### WHAT YOU ARE ASKED TO DO
Output the data word for word, dropping every image.

### INPUT
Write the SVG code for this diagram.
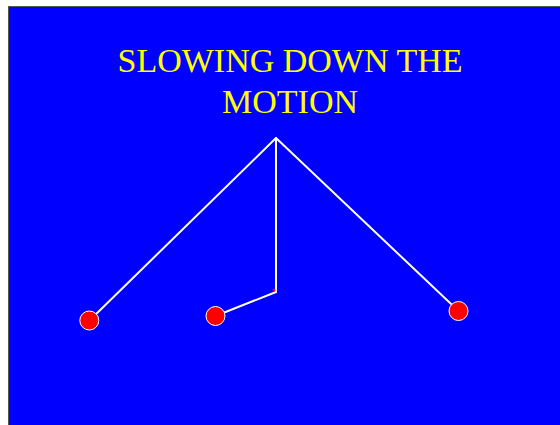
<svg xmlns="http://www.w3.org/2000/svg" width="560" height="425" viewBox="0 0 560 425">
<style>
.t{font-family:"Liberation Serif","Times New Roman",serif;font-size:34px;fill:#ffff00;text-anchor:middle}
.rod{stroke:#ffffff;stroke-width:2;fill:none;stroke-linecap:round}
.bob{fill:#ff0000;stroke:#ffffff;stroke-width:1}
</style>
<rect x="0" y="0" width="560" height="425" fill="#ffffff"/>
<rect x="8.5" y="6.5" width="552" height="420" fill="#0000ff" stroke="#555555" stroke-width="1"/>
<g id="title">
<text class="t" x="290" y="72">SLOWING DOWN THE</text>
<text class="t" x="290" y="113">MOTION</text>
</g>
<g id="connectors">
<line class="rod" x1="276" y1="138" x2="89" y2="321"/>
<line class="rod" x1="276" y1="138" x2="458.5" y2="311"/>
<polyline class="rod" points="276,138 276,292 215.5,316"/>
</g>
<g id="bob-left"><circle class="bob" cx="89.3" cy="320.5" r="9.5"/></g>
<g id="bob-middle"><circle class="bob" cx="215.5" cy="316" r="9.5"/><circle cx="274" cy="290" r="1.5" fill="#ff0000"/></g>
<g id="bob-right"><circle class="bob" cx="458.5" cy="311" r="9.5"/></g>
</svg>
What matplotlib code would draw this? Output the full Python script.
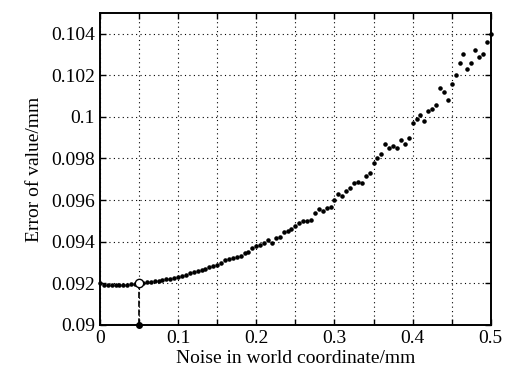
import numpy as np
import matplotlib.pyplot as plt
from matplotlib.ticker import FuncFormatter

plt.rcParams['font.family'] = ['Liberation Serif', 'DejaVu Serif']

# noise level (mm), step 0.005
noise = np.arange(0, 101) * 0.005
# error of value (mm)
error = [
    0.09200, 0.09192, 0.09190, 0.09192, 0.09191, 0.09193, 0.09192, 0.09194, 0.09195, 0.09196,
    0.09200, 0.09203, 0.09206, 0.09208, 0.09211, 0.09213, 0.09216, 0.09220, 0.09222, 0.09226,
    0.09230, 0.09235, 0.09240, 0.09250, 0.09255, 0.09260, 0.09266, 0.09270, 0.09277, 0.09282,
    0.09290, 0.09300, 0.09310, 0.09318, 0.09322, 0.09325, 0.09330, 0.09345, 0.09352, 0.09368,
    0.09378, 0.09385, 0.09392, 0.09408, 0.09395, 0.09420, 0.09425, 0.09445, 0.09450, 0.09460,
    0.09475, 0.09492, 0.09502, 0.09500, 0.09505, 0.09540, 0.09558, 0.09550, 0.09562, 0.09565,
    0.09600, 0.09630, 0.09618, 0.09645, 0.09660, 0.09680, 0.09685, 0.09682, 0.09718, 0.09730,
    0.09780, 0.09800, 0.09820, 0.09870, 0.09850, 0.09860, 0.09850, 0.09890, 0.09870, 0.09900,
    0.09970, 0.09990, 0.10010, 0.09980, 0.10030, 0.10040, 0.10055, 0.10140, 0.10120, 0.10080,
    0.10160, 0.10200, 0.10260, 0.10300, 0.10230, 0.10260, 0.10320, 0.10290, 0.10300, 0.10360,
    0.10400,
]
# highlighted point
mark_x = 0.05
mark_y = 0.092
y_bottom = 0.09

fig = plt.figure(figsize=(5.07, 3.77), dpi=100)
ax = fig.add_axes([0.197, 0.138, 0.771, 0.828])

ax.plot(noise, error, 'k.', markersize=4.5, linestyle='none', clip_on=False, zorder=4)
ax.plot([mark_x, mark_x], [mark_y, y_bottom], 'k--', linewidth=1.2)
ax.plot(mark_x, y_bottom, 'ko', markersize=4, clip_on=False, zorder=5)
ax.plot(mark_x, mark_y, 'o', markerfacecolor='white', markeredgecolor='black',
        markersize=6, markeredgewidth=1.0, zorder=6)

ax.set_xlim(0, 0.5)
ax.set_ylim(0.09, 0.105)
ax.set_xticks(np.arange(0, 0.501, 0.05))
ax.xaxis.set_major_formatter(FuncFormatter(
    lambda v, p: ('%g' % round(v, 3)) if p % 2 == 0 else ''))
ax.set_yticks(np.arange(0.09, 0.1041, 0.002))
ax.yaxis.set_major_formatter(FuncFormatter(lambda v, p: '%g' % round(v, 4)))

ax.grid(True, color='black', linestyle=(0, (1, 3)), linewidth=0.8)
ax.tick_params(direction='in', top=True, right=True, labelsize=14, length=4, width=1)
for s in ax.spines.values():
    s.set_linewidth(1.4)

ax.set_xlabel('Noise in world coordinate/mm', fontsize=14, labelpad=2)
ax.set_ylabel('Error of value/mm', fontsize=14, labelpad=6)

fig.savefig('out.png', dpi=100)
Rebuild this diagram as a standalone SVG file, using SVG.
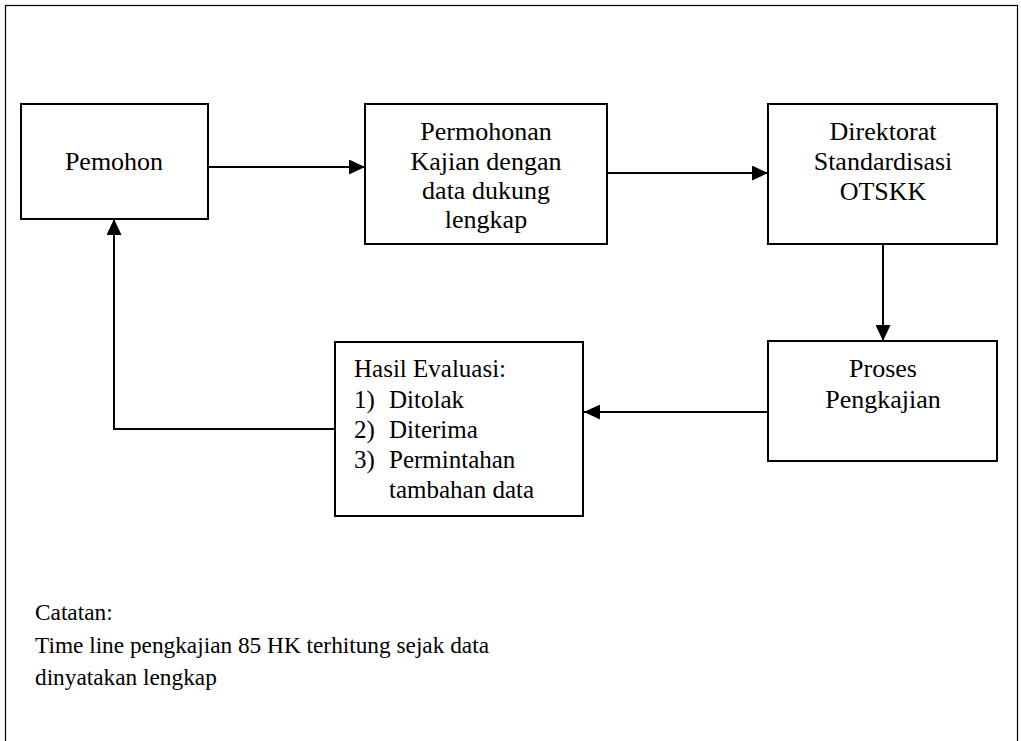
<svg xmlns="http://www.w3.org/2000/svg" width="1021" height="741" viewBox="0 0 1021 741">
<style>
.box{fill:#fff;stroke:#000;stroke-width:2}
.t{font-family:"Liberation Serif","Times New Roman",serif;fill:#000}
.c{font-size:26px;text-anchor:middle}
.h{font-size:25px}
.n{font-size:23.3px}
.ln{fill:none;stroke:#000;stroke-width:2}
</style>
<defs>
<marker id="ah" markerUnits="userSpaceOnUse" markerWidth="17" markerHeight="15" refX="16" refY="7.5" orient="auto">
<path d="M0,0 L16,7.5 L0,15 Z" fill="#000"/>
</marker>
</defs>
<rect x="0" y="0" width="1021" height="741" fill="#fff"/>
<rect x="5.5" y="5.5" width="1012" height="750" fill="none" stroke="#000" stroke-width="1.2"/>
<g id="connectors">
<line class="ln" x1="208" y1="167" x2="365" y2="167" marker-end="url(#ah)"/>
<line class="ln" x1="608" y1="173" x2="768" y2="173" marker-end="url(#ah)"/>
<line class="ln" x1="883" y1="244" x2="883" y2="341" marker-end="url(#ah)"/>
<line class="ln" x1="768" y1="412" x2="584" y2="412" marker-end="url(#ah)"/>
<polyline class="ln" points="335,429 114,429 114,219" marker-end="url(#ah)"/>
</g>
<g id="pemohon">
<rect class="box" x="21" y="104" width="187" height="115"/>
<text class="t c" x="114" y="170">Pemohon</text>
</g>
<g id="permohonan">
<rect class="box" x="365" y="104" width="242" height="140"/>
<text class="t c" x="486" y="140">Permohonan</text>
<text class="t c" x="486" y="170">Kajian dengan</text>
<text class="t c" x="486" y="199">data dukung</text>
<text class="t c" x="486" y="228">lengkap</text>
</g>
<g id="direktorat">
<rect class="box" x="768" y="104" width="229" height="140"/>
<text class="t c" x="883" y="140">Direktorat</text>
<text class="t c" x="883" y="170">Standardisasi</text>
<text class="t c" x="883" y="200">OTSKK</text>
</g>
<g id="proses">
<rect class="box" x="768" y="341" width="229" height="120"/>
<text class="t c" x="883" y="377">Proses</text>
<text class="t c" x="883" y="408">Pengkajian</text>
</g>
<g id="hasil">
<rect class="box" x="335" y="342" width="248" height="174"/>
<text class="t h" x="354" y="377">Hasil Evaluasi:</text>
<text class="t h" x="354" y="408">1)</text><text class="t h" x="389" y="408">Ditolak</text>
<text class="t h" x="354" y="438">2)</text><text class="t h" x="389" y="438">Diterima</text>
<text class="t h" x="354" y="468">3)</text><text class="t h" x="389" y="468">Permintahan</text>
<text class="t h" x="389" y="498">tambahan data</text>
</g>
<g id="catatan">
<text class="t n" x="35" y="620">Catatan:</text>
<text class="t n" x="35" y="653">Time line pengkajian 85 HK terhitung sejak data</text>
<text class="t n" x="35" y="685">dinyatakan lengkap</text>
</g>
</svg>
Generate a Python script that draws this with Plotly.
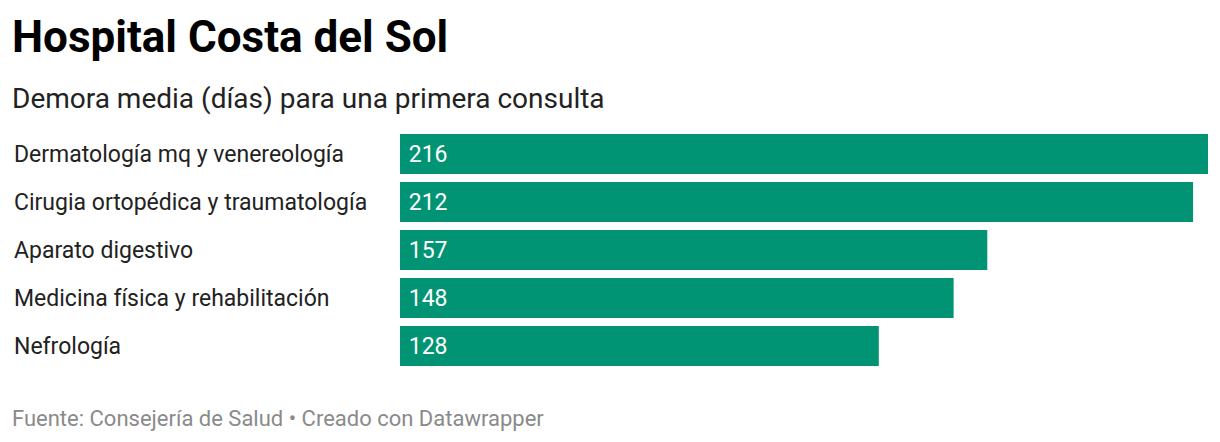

### WRITTEN ANSWER
Write the SVG code for this diagram.
<svg xmlns="http://www.w3.org/2000/svg" width="560" height="425" viewBox="0 0 560 425">
<style>
.t{font-family:"Liberation Serif","Times New Roman",serif;font-size:34px;fill:#ffff00;text-anchor:middle}
.rod{stroke:#ffffff;stroke-width:2;fill:none;stroke-linecap:round}
.bob{fill:#ff0000;stroke:#ffffff;stroke-width:1}
</style>
<rect x="0" y="0" width="560" height="425" fill="#ffffff"/>
<rect x="8.5" y="6.5" width="552" height="420" fill="#0000ff" stroke="#555555" stroke-width="1"/>
<g id="title">
<text class="t" x="290" y="72">SLOWING DOWN THE</text>
<text class="t" x="290" y="113">MOTION</text>
</g>
<g id="connectors">
<line class="rod" x1="276" y1="138" x2="89" y2="321"/>
<line class="rod" x1="276" y1="138" x2="458.5" y2="311"/>
<polyline class="rod" points="276,138 276,292 215.5,316"/>
</g>
<g id="bob-left"><circle class="bob" cx="89.3" cy="320.5" r="9.5"/></g>
<g id="bob-middle"><circle class="bob" cx="215.5" cy="316" r="9.5"/><circle cx="274" cy="290" r="1.5" fill="#ff0000"/></g>
<g id="bob-right"><circle class="bob" cx="458.5" cy="311" r="9.5"/></g>
</svg>
What matplotlib code would draw this? Output the full Python script.
import numpy as np
import matplotlib.pyplot as plt
from matplotlib.ticker import FuncFormatter

plt.rcParams['font.family'] = ['Liberation Serif', 'DejaVu Serif']

# noise level (mm), step 0.005
noise = np.arange(0, 101) * 0.005
# error of value (mm)
error = [
    0.09200, 0.09192, 0.09190, 0.09192, 0.09191, 0.09193, 0.09192, 0.09194, 0.09195, 0.09196,
    0.09200, 0.09203, 0.09206, 0.09208, 0.09211, 0.09213, 0.09216, 0.09220, 0.09222, 0.09226,
    0.09230, 0.09235, 0.09240, 0.09250, 0.09255, 0.09260, 0.09266, 0.09270, 0.09277, 0.09282,
    0.09290, 0.09300, 0.09310, 0.09318, 0.09322, 0.09325, 0.09330, 0.09345, 0.09352, 0.09368,
    0.09378, 0.09385, 0.09392, 0.09408, 0.09395, 0.09420, 0.09425, 0.09445, 0.09450, 0.09460,
    0.09475, 0.09492, 0.09502, 0.09500, 0.09505, 0.09540, 0.09558, 0.09550, 0.09562, 0.09565,
    0.09600, 0.09630, 0.09618, 0.09645, 0.09660, 0.09680, 0.09685, 0.09682, 0.09718, 0.09730,
    0.09780, 0.09800, 0.09820, 0.09870, 0.09850, 0.09860, 0.09850, 0.09890, 0.09870, 0.09900,
    0.09970, 0.09990, 0.10010, 0.09980, 0.10030, 0.10040, 0.10055, 0.10140, 0.10120, 0.10080,
    0.10160, 0.10200, 0.10260, 0.10300, 0.10230, 0.10260, 0.10320, 0.10290, 0.10300, 0.10360,
    0.10400,
]
# highlighted point
mark_x = 0.05
mark_y = 0.092
y_bottom = 0.09

fig = plt.figure(figsize=(5.07, 3.77), dpi=100)
ax = fig.add_axes([0.197, 0.138, 0.771, 0.828])

ax.plot(noise, error, 'k.', markersize=4.5, linestyle='none', clip_on=False, zorder=4)
ax.plot([mark_x, mark_x], [mark_y, y_bottom], 'k--', linewidth=1.2)
ax.plot(mark_x, y_bottom, 'ko', markersize=4, clip_on=False, zorder=5)
ax.plot(mark_x, mark_y, 'o', markerfacecolor='white', markeredgecolor='black',
        markersize=6, markeredgewidth=1.0, zorder=6)

ax.set_xlim(0, 0.5)
ax.set_ylim(0.09, 0.105)
ax.set_xticks(np.arange(0, 0.501, 0.05))
ax.xaxis.set_major_formatter(FuncFormatter(
    lambda v, p: ('%g' % round(v, 3)) if p % 2 == 0 else ''))
ax.set_yticks(np.arange(0.09, 0.1041, 0.002))
ax.yaxis.set_major_formatter(FuncFormatter(lambda v, p: '%g' % round(v, 4)))

ax.grid(True, color='black', linestyle=(0, (1, 3)), linewidth=0.8)
ax.tick_params(direction='in', top=True, right=True, labelsize=14, length=4, width=1)
for s in ax.spines.values():
    s.set_linewidth(1.4)

ax.set_xlabel('Noise in world coordinate/mm', fontsize=14, labelpad=2)
ax.set_ylabel('Error of value/mm', fontsize=14, labelpad=6)

fig.savefig('out.png', dpi=100)
Rebuild this diagram as a standalone SVG file, using SVG.
<svg xmlns="http://www.w3.org/2000/svg" width="1021" height="741" viewBox="0 0 1021 741">
<style>
.box{fill:#fff;stroke:#000;stroke-width:2}
.t{font-family:"Liberation Serif","Times New Roman",serif;fill:#000}
.c{font-size:26px;text-anchor:middle}
.h{font-size:25px}
.n{font-size:23.3px}
.ln{fill:none;stroke:#000;stroke-width:2}
</style>
<defs>
<marker id="ah" markerUnits="userSpaceOnUse" markerWidth="17" markerHeight="15" refX="16" refY="7.5" orient="auto">
<path d="M0,0 L16,7.5 L0,15 Z" fill="#000"/>
</marker>
</defs>
<rect x="0" y="0" width="1021" height="741" fill="#fff"/>
<rect x="5.5" y="5.5" width="1012" height="750" fill="none" stroke="#000" stroke-width="1.2"/>
<g id="connectors">
<line class="ln" x1="208" y1="167" x2="365" y2="167" marker-end="url(#ah)"/>
<line class="ln" x1="608" y1="173" x2="768" y2="173" marker-end="url(#ah)"/>
<line class="ln" x1="883" y1="244" x2="883" y2="341" marker-end="url(#ah)"/>
<line class="ln" x1="768" y1="412" x2="584" y2="412" marker-end="url(#ah)"/>
<polyline class="ln" points="335,429 114,429 114,219" marker-end="url(#ah)"/>
</g>
<g id="pemohon">
<rect class="box" x="21" y="104" width="187" height="115"/>
<text class="t c" x="114" y="170">Pemohon</text>
</g>
<g id="permohonan">
<rect class="box" x="365" y="104" width="242" height="140"/>
<text class="t c" x="486" y="140">Permohonan</text>
<text class="t c" x="486" y="170">Kajian dengan</text>
<text class="t c" x="486" y="199">data dukung</text>
<text class="t c" x="486" y="228">lengkap</text>
</g>
<g id="direktorat">
<rect class="box" x="768" y="104" width="229" height="140"/>
<text class="t c" x="883" y="140">Direktorat</text>
<text class="t c" x="883" y="170">Standardisasi</text>
<text class="t c" x="883" y="200">OTSKK</text>
</g>
<g id="proses">
<rect class="box" x="768" y="341" width="229" height="120"/>
<text class="t c" x="883" y="377">Proses</text>
<text class="t c" x="883" y="408">Pengkajian</text>
</g>
<g id="hasil">
<rect class="box" x="335" y="342" width="248" height="174"/>
<text class="t h" x="354" y="377">Hasil Evaluasi:</text>
<text class="t h" x="354" y="408">1)</text><text class="t h" x="389" y="408">Ditolak</text>
<text class="t h" x="354" y="438">2)</text><text class="t h" x="389" y="438">Diterima</text>
<text class="t h" x="354" y="468">3)</text><text class="t h" x="389" y="468">Permintahan</text>
<text class="t h" x="389" y="498">tambahan data</text>
</g>
<g id="catatan">
<text class="t n" x="35" y="620">Catatan:</text>
<text class="t n" x="35" y="653">Time line pengkajian 85 HK terhitung sejak data</text>
<text class="t n" x="35" y="685">dinyatakan lengkap</text>
</g>
</svg>
Generate a Python script that draws this with Plotly.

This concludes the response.